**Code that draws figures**
────────────────
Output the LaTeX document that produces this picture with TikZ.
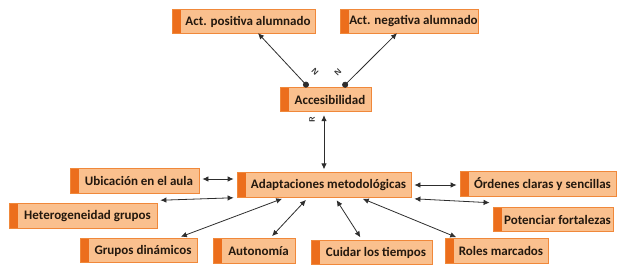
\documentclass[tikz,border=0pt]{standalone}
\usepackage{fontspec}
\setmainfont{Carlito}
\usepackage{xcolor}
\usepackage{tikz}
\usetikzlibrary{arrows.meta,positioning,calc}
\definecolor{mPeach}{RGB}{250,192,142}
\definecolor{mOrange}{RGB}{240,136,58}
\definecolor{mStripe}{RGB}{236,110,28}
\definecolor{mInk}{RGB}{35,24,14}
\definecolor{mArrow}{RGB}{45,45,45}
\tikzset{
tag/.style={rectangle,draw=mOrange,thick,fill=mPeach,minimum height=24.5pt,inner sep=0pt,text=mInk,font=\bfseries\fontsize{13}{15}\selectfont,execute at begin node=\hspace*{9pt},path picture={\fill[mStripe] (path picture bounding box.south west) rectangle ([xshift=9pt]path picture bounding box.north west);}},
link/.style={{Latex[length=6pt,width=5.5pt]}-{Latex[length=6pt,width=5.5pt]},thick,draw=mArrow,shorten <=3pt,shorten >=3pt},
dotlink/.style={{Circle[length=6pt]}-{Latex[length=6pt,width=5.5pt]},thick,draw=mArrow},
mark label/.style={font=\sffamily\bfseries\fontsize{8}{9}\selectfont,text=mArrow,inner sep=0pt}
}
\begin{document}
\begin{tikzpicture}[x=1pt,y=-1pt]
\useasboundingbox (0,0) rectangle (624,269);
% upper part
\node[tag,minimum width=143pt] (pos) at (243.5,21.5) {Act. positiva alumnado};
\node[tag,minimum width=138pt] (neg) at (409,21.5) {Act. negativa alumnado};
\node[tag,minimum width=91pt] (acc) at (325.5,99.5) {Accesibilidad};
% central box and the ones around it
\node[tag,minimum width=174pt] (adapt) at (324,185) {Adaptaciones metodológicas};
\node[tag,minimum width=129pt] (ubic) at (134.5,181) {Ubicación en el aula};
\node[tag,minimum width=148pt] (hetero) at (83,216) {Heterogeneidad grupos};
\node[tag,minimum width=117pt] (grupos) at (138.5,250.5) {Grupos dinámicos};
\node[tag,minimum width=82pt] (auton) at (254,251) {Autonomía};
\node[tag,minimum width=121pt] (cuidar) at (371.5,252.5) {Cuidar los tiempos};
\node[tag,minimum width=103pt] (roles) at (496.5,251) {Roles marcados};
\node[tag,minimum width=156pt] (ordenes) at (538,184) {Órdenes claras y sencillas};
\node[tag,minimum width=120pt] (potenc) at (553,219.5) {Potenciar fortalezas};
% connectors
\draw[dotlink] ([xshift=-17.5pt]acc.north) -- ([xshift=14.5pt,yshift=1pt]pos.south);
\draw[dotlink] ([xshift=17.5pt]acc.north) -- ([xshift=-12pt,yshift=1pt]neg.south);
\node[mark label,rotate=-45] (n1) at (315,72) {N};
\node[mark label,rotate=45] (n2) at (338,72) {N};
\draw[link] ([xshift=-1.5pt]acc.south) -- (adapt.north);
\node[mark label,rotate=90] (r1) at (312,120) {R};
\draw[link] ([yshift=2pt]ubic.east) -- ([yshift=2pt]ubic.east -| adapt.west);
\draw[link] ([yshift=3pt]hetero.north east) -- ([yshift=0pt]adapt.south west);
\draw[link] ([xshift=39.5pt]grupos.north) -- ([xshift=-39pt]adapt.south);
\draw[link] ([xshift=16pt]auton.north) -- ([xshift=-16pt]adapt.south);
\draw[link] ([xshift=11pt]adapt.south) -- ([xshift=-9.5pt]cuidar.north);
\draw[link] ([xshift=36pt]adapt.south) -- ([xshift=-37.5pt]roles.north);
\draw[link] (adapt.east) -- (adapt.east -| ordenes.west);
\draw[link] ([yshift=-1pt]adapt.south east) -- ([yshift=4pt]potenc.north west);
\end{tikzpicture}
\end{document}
────────────────
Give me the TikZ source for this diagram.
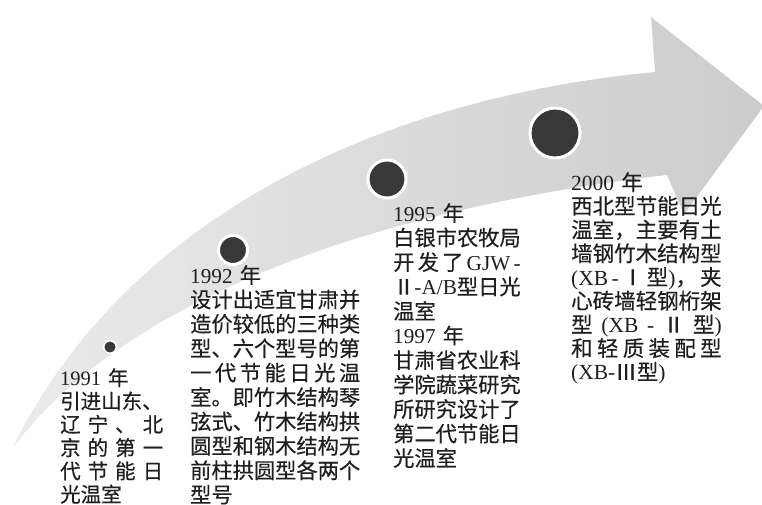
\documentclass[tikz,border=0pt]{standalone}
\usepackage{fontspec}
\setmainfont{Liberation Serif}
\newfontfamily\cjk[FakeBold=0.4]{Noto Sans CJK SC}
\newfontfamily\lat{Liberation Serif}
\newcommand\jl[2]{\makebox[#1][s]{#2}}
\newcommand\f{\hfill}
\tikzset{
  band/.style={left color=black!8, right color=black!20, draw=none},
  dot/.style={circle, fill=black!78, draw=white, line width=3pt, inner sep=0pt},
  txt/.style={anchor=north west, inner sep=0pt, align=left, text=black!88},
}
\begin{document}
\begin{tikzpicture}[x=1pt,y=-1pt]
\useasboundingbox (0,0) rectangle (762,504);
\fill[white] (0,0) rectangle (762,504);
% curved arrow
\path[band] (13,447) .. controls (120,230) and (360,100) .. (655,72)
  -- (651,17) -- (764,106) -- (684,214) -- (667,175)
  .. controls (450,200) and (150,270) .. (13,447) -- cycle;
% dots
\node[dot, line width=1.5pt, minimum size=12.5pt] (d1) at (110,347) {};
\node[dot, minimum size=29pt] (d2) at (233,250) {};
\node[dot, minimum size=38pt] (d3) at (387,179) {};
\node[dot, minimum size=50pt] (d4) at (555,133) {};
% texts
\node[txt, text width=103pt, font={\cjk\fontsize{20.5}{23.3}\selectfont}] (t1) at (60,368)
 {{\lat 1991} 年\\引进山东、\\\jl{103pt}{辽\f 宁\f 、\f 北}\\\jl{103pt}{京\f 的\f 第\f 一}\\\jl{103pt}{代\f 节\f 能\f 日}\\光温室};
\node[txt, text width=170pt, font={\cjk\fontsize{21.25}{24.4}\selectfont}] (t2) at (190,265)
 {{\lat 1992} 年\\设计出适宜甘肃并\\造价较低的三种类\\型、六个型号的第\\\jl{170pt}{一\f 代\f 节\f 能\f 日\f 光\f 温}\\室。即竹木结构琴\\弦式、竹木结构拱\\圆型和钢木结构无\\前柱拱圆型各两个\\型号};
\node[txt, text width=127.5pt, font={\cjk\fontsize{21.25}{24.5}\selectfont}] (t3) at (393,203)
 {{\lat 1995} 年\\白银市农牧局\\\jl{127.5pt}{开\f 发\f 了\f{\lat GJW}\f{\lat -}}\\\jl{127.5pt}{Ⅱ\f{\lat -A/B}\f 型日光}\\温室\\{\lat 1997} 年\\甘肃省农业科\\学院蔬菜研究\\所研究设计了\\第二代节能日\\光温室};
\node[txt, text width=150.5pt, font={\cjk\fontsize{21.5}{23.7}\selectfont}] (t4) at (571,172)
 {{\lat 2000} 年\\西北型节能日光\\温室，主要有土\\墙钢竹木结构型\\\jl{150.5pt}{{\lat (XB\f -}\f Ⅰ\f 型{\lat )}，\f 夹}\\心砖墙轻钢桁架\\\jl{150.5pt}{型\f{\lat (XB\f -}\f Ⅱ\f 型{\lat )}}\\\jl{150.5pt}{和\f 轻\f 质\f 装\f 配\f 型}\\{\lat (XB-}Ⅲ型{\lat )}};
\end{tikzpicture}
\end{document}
────────────────
**Requirement**
Gather each line in these records that contains the string "this".

**Solution to the exercise**
Output the LaTeX document that produces this picture with TikZ.
Give me the TikZ source for this diagram.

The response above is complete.